Dig holes in the bed the depth of the bare roots and two times as wide. Spread out the roots and keep the crown slightly above the level of the soil. If soil covers the crown, the crown can rot and not produce any plants. Space roots 18 inches apart in rows set 3 inches apart. Water the plants immediately after planting them and lay 2 inches of mulch over the newly planted roots. Water the bed up to 2 inches each week.
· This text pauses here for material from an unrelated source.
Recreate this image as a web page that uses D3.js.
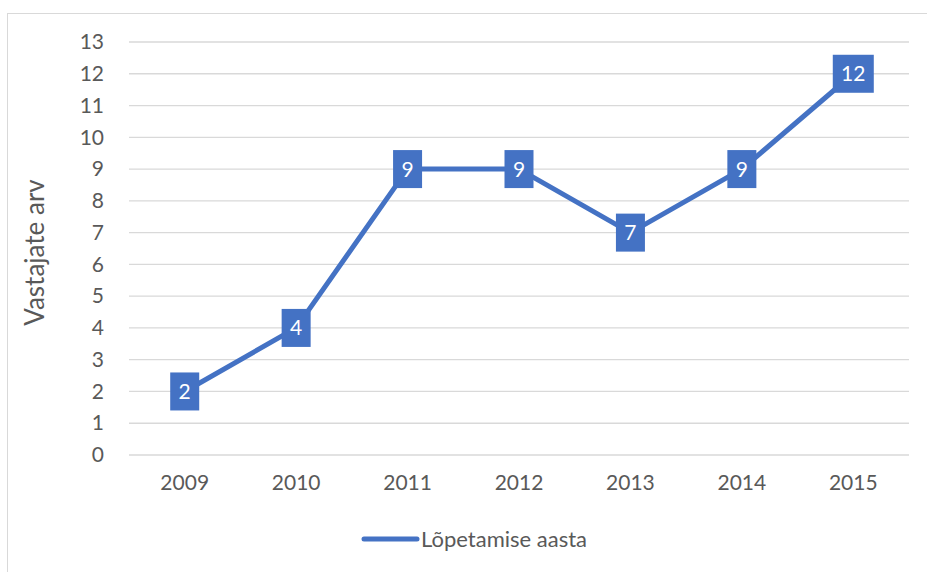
<!DOCTYPE html>
<html>
<head>
<meta charset="utf-8">
<script src="https://cdn.jsdelivr.net/npm/d3@7"></script>
<style>
  body { margin: 0; background: #fff; }
  text { font-family: Lato, "Open Sans", sans-serif; fill: #595959; }
</style>
</head>
<body>
<div id="chart"></div>
<script>
// data
var years = ["2009", "2010", "2011", "2012", "2013", "2014", "2015"];
var counts = [2, 4, 9, 9, 7, 9, 12];
var yTicks = [0, 1, 2, 3, 4, 5, 6, 7, 8, 9, 10, 11, 12, 13];
var seriesName = "Lõpetamise aasta";
var yTitle = "Vastajate arv";

var svgWidth = 927;
var svgHeight = 572;
var margin = { top: 42, right: 18, bottom: 117, left: 129 };
var width = svgWidth - margin.left - margin.right;
var height = svgHeight - margin.top - margin.bottom;
var blue = "#4472C4";

var svg = d3.select("#chart")
  .append("svg")
  .attr("width", svgWidth)
  .attr("height", svgHeight);

// chart border
svg.append("rect")
  .attr("x", 7.5).attr("y", 13.5)
  .attr("width", 940).attr("height", 600)
  .attr("fill", "none")
  .attr("stroke", "#d9d9d9")
  .attr("stroke-width", 1);

var chartGroup = svg.append("g")
  .attr("transform", `translate(${margin.left}, ${margin.top})`);

var xScale = d3.scaleBand().domain(years).range([0, width]);
var yScale = d3.scaleLinear().domain([0, 13]).range([height, 0]);

// gridlines
chartGroup.selectAll(".grid")
  .data(yTicks)
  .enter()
  .append("line")
  .attr("x1", 0).attr("x2", width)
  .attr("y1", d => yScale(d)).attr("y2", d => yScale(d))
  .attr("stroke", "#d9d9d9")
  .attr("stroke-width", 1.3);

// y axis
var leftAxis = d3.axisLeft(yScale).tickValues(yTicks).tickSize(0).tickPadding(25);
var gy = chartGroup.append("g").call(leftAxis);
gy.select(".domain").remove();
gy.selectAll("text").attr("font-size", 21).style("font-family", "Lato, sans-serif");

// x axis
var bottomAxis = d3.axisBottom(xScale).tickSize(0).tickPadding(20);
var gx = chartGroup.append("g")
  .attr("transform", `translate(0, ${height})`)
  .call(bottomAxis);
gx.select(".domain").remove();
gx.selectAll("text").attr("font-size", 21).style("font-family", "Lato, sans-serif");

// line
var line = d3.line()
  .x((d, i) => xScale(years[i]) + xScale.bandwidth() / 2)
  .y(d => yScale(d));

chartGroup.append("path")
  .datum(counts)
  .attr("d", line)
  .attr("fill", "none")
  .attr("stroke", blue)
  .attr("stroke-width", 5)
  .attr("stroke-linejoin", "round");

// data labels
var labels = chartGroup.selectAll(".lbl")
  .data(counts)
  .enter()
  .append("g")
  .attr("transform", (d, i) => `translate(${xScale(years[i]) + xScale.bandwidth() / 2}, ${yScale(d)})`);

labels.append("rect")
  .attr("x", d => d >= 10 ? -20.5 : -14.5)
  .attr("y", -19)
  .attr("width", d => d >= 10 ? 41 : 29)
  .attr("height", 38)
  .attr("fill", blue);

labels.append("text")
  .attr("text-anchor", "middle")
  .attr("dy", "0.36em")
  .attr("font-size", 21)
  .style("fill", "#fff")
  .text(d => d);

// y axis title
svg.append("text")
  .attr("transform", "rotate(-90)")
  .attr("x", -(margin.top + height / 2) - 4)
  .attr("y", 44)
  .attr("text-anchor", "middle")
  .attr("font-size", 26)
  .text(yTitle);

// legend
svg.append("line")
  .attr("x1", 364).attr("x2", 417)
  .attr("y1", 539).attr("y2", 539)
  .attr("stroke", blue)
  .attr("stroke-width", 5)
  .attr("stroke-linecap", "round");

svg.append("text")
  .attr("x", 421)
  .attr("y", 539)
  .attr("dy", "0.35em")
  .attr("font-size", 22)
  .text(seriesName);
</script>
</body>
</html>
Caring for bare root plants:

Once the strawberries wake up and begin to sprout, you can add a side dressing of fertilizer and again after the harvest has ended. After a few seasons of growing the strawberries, the plants will begin to grow runners with baby strawberry plants. Guide the plants across the row as they form and once it is long enough to reach all the way across, encourage the baby plant to grow by weighing down the stem with some weighed object, like a small rock. Every third year you can remove the mother plants and the baby plants will begin to produce, which makes the strawberry patch self-regenerating.

Types of strawberries to choose from:

There are three types of strawberry plants. The most popular strawberry plants are the June-bearing varieties, which produce fruit in May and June. These plants only produce fruit once a year, which makes them good for creating jams and jellies.

There also are ever-bearing strawberry plants, which produce fruit twice a year. Fruit isn’t produced until the second year after planting, and they are ready to harvest in mid-summer and in the fall.

Day Neutral strawberries produce fruit all season long. This is the best variety if gardeners are growing strawberries to eat them fresh.